>> BEGIN
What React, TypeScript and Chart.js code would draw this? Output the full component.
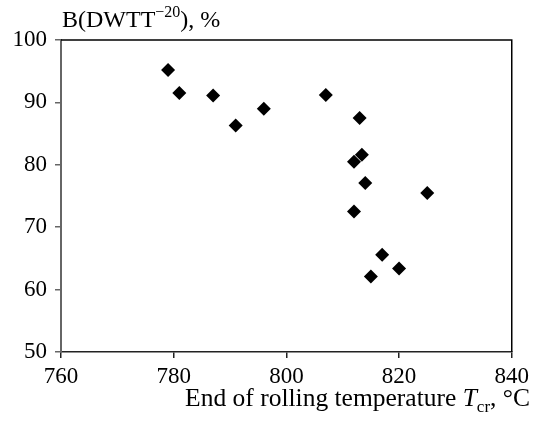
import React, { useEffect, useRef } from "react";
import { Chart, registerables } from "chart.js";

Chart.register(...registerables);

// End of rolling temperature, °C
const temperatures = [779, 781, 787, 791, 796, 807, 813, 812, 813.4, 814, 825, 812, 817, 820, 815];
// B(DWTT-20), %
const bValues = [95.2, 91.5, 91.1, 86.3, 89.0, 91.2, 87.5, 80.5, 81.6, 77.1, 75.5, 72.5, 65.6, 63.4, 62.1];

const xTicks = [760, 780, 800, 820, 840];
const yTicks = [50, 60, 70, 80, 90, 100];

const FONT = '"Liberation Serif", "Times New Roman", serif';

type Seg = { t: string; italic?: boolean; sup?: boolean; sub?: boolean };

function segFont(s: Seg, fs: number) {
  const size = s.sup || s.sub ? Math.round(fs * 0.68) : fs;
  return `${s.italic ? "italic " : ""}${size}px ${FONT}`;
}

function drawRich(
  ctx: CanvasRenderingContext2D,
  segs: Seg[],
  x: number,
  baseline: number,
  align: "left" | "right",
  fs: number
) {
  ctx.save();
  ctx.textBaseline = "alphabetic";
  ctx.textAlign = "left";
  ctx.fillStyle = "#000";
  let total = 0;
  const widths = segs.map((s) => {
    ctx.font = segFont(s, fs);
    const w = ctx.measureText(s.t).width;
    total += w;
    return w;
  });
  let cx = align === "left" ? x : x - total;
  segs.forEach((s, i) => {
    ctx.font = segFont(s, fs);
    const dy = s.sup ? -fs * 0.42 : s.sub ? fs * 0.22 : 0;
    ctx.fillText(s.t, cx, baseline + dy);
    cx += widths[i];
  });
  ctx.restore();
}

const titleSegs: Seg[] = [{ t: "B(DWTT" }, { t: "−20", sup: true }, { t: "), %" }];
const xTitleSegs: Seg[] = [
  { t: "End of rolling temperature " },
  { t: "T", italic: true },
  { t: "cr", sub: true },
  { t: ", °C" },
];

const framePlugin = {
  id: "framePlugin",
  afterDraw(chart: any) {
    const { ctx, chartArea } = chart;
    ctx.save();
    ctx.strokeStyle = "#000";
    ctx.lineWidth = 1.5;
    ctx.beginPath();
    ctx.moveTo(chartArea.left, chartArea.top);
    ctx.lineTo(chartArea.right, chartArea.top);
    ctx.lineTo(chartArea.right, chartArea.bottom);
    ctx.stroke();
    ctx.restore();
    drawRich(ctx, titleSegs, chartArea.left + 1, 27, "left", 24);
    drawRich(ctx, xTitleSegs, 530, 406, "right", 25.5);
  },
};

export default function App() {
  const ref = useRef<HTMLCanvasElement>(null);
  useEffect(() => {
    if (!ref.current) return;
    const chart = new Chart(ref.current, {
      type: "scatter",
      data: {
        datasets: [
          {
            data: temperatures.map((t, i) => ({ x: t, y: bValues[i] })),
            pointStyle: "rectRot",
            pointRadius: 7,
            pointHoverRadius: 7,
            backgroundColor: "#000",
            borderColor: "#000",
            borderWidth: 0,
          },
        ],
      },
      options: {
        responsive: false,
        animation: false,
        events: [],
        layout: { padding: { left: 0, top: 40, right: 19, bottom: 0 } },
        plugins: { legend: { display: false }, tooltip: { enabled: false }, title: { display: false } },
        scales: {
          x: {
            type: "linear",
            min: 760,
            max: 840,
            afterBuildTicks: (s: any) => {
              s.ticks = xTicks.map((v) => ({ value: v }));
            },
            afterFit: (s: any) => {
              s.height = 70;
            },
            ticks: { color: "#000", font: { family: FONT, size: 23 }, padding: 5, maxRotation: 0, autoSkip: false },
            grid: { drawOnChartArea: false, drawTicks: true, tickLength: 6, color: "#222", lineWidth: 1.5 },
            border: { display: true, color: "#222", width: 1.5 },
          },
          y: {
            type: "linear",
            min: 50,
            max: 100,
            afterBuildTicks: (s: any) => {
              s.ticks = yTicks.map((v) => ({ value: v }));
            },
            afterFit: (s: any) => {
              s.width = 61;
            },
            ticks: { color: "#000", font: { family: FONT, size: 23 }, padding: 8, autoSkip: false },
            grid: { drawOnChartArea: false, drawTicks: true, tickLength: 6, color: "#666", lineWidth: 1.5 },
            border: { display: true, color: "#666", width: 2 },
          },
        },
      },
      plugins: [framePlugin],
    });
    return () => chart.destroy();
  }, []);
  return (
    <div style={{ position: "fixed", left: 0, top: 0, width: 534, height: 422, background: "#fff" }}>
      <canvas ref={ref} width={534} height={422} style={{ display: "block" }} />
    </div>
  );
}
>> END
**Problem details:**
Quote the listing above in full, except for the pictures.

**Complete output:**
What React, TypeScript and Chart.js code would draw this? Output the full component.
import React, { useEffect, useRef } from "react";
import { Chart, registerables } from "chart.js";

Chart.register(...registerables);

// End of rolling temperature, °C
const temperatures = [779, 781, 787, 791, 796, 807, 813, 812, 813.4, 814, 825, 812, 817, 820, 815];
// B(DWTT-20), %
const bValues = [95.2, 91.5, 91.1, 86.3, 89.0, 91.2, 87.5, 80.5, 81.6, 77.1, 75.5, 72.5, 65.6, 63.4, 62.1];

const xTicks = [760, 780, 800, 820, 840];
const yTicks = [50, 60, 70, 80, 90, 100];

const FONT = '"Liberation Serif", "Times New Roman", serif';

type Seg = { t: string; italic?: boolean; sup?: boolean; sub?: boolean };

function segFont(s: Seg, fs: number) {
  const size = s.sup || s.sub ? Math.round(fs * 0.68) : fs;
  return `${s.italic ? "italic " : ""}${size}px ${FONT}`;
}

function drawRich(
  ctx: CanvasRenderingContext2D,
  segs: Seg[],
  x: number,
  baseline: number,
  align: "left" | "right",
  fs: number
) {
  ctx.save();
  ctx.textBaseline = "alphabetic";
  ctx.textAlign = "left";
  ctx.fillStyle = "#000";
  let total = 0;
  const widths = segs.map((s) => {
    ctx.font = segFont(s, fs);
    const w = ctx.measureText(s.t).width;
    total += w;
    return w;
  });
  let cx = align === "left" ? x : x - total;
  segs.forEach((s, i) => {
    ctx.font = segFont(s, fs);
    const dy = s.sup ? -fs * 0.42 : s.sub ? fs * 0.22 : 0;
    ctx.fillText(s.t, cx, baseline + dy);
    cx += widths[i];
  });
  ctx.restore();
}

const titleSegs: Seg[] = [{ t: "B(DWTT" }, { t: "−20", sup: true }, { t: "), %" }];
const xTitleSegs: Seg[] = [
  { t: "End of rolling temperature " },
  { t: "T", italic: true },
  { t: "cr", sub: true },
  { t: ", °C" },
];

const framePlugin = {
  id: "framePlugin",
  afterDraw(chart: any) {
    const { ctx, chartArea } = chart;
    ctx.save();
    ctx.strokeStyle = "#000";
    ctx.lineWidth = 1.5;
    ctx.beginPath();
    ctx.moveTo(chartArea.left, chartArea.top);
    ctx.lineTo(chartArea.right, chartArea.top);
    ctx.lineTo(chartArea.right, chartArea.bottom);
    ctx.stroke();
    ctx.restore();
    drawRich(ctx, titleSegs, chartArea.left + 1, 27, "left", 24);
    drawRich(ctx, xTitleSegs, 530, 406, "right", 25.5);
  },
};

export default function App() {
  const ref = useRef<HTMLCanvasElement>(null);
  useEffect(() => {
    if (!ref.current) return;
    const chart = new Chart(ref.current, {
      type: "scatter",
      data: {
        datasets: [
          {
            data: temperatures.map((t, i) => ({ x: t, y: bValues[i] })),
            pointStyle: "rectRot",
            pointRadius: 7,
            pointHoverRadius: 7,
            backgroundColor: "#000",
            borderColor: "#000",
            borderWidth: 0,
          },
        ],
      },
      options: {
        responsive: false,
        animation: false,
        events: [],
        layout: { padding: { left: 0, top: 40, right: 19, bottom: 0 } },
        plugins: { legend: { display: false }, tooltip: { enabled: false }, title: { display: false } },
        scales: {
          x: {
            type: "linear",
            min: 760,
            max: 840,
            afterBuildTicks: (s: any) => {
              s.ticks = xTicks.map((v) => ({ value: v }));
            },
            afterFit: (s: any) => {
              s.height = 70;
            },
            ticks: { color: "#000", font: { family: FONT, size: 23 }, padding: 5, maxRotation: 0, autoSkip: false },
            grid: { drawOnChartArea: false, drawTicks: true, tickLength: 6, color: "#222", lineWidth: 1.5 },
            border: { display: true, color: "#222", width: 1.5 },
          },
          y: {
            type: "linear",
            min: 50,
            max: 100,
            afterBuildTicks: (s: any) => {
              s.ticks = yTicks.map((v) => ({ value: v }));
            },
            afterFit: (s: any) => {
              s.width = 61;
            },
            ticks: { color: "#000", font: { family: FONT, size: 23 }, padding: 8, autoSkip: false },
            grid: { drawOnChartArea: false, drawTicks: true, tickLength: 6, color: "#666", lineWidth: 1.5 },
            border: { display: true, color: "#666", width: 2 },
          },
        },
      },
      plugins: [framePlugin],
    });
    return () => chart.destroy();
  }, []);
  return (
    <div style={{ position: "fixed", left: 0, top: 0, width: 534, height: 422, background: "#fff" }}>
      <canvas ref={ref} width={534} height={422} style={{ display: "block" }} />
    </div>
  );
}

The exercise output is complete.